My research and teaching examine the intersections of visual and scientific inquiry in the architectural culture of the early modern world. Since 2017, I have been a Lecturer in Architectural History at the University of Edinburgh, a position comparable to Assistant Professor. As of August 2024, I will be a Senior Lecturer, a position equivalent to Associate Professor. Prior to 2017, I was a Wissenschaftliche Assistentin focused on art history at the Institute of Art History at the Ludwig-Maximilians-Universität München (LMU). I trained as an art historian and received my Ph.D. from the Department of Art & Archaeology at Princeton University in 2015.

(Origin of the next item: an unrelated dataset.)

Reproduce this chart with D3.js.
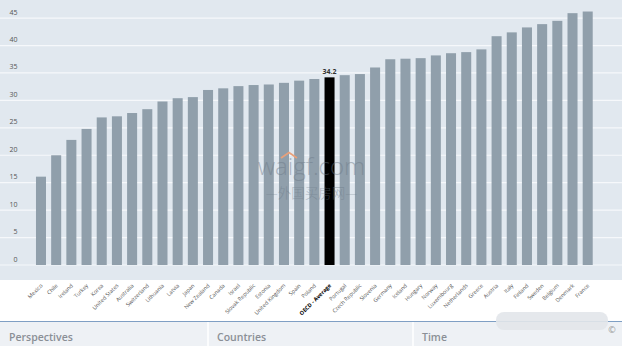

My work synthesizes methods from the histories of art and architecture and the history of knowledge to interrogate how the research practices of art, architecture and science were formed and mediated in tandem across the early modern world, under European colonialism. In examining the relationships between art, architectural and scientific research tactics in Europe and the territories it colonized, I shed light on origins of contemporary global challenges, such as architecture’s implication in the climate crisis, global inequality, and fraught public trust in empirical science.

My research has been supported by the German-American Fulbright Commission, the Deutscher Akademischer Austauschdienst, the Samuel H. Kress Foundation, the Society of Architectural Historians, and Villa I Tatti, The Harvard University Center for Italian Renaissance Studies.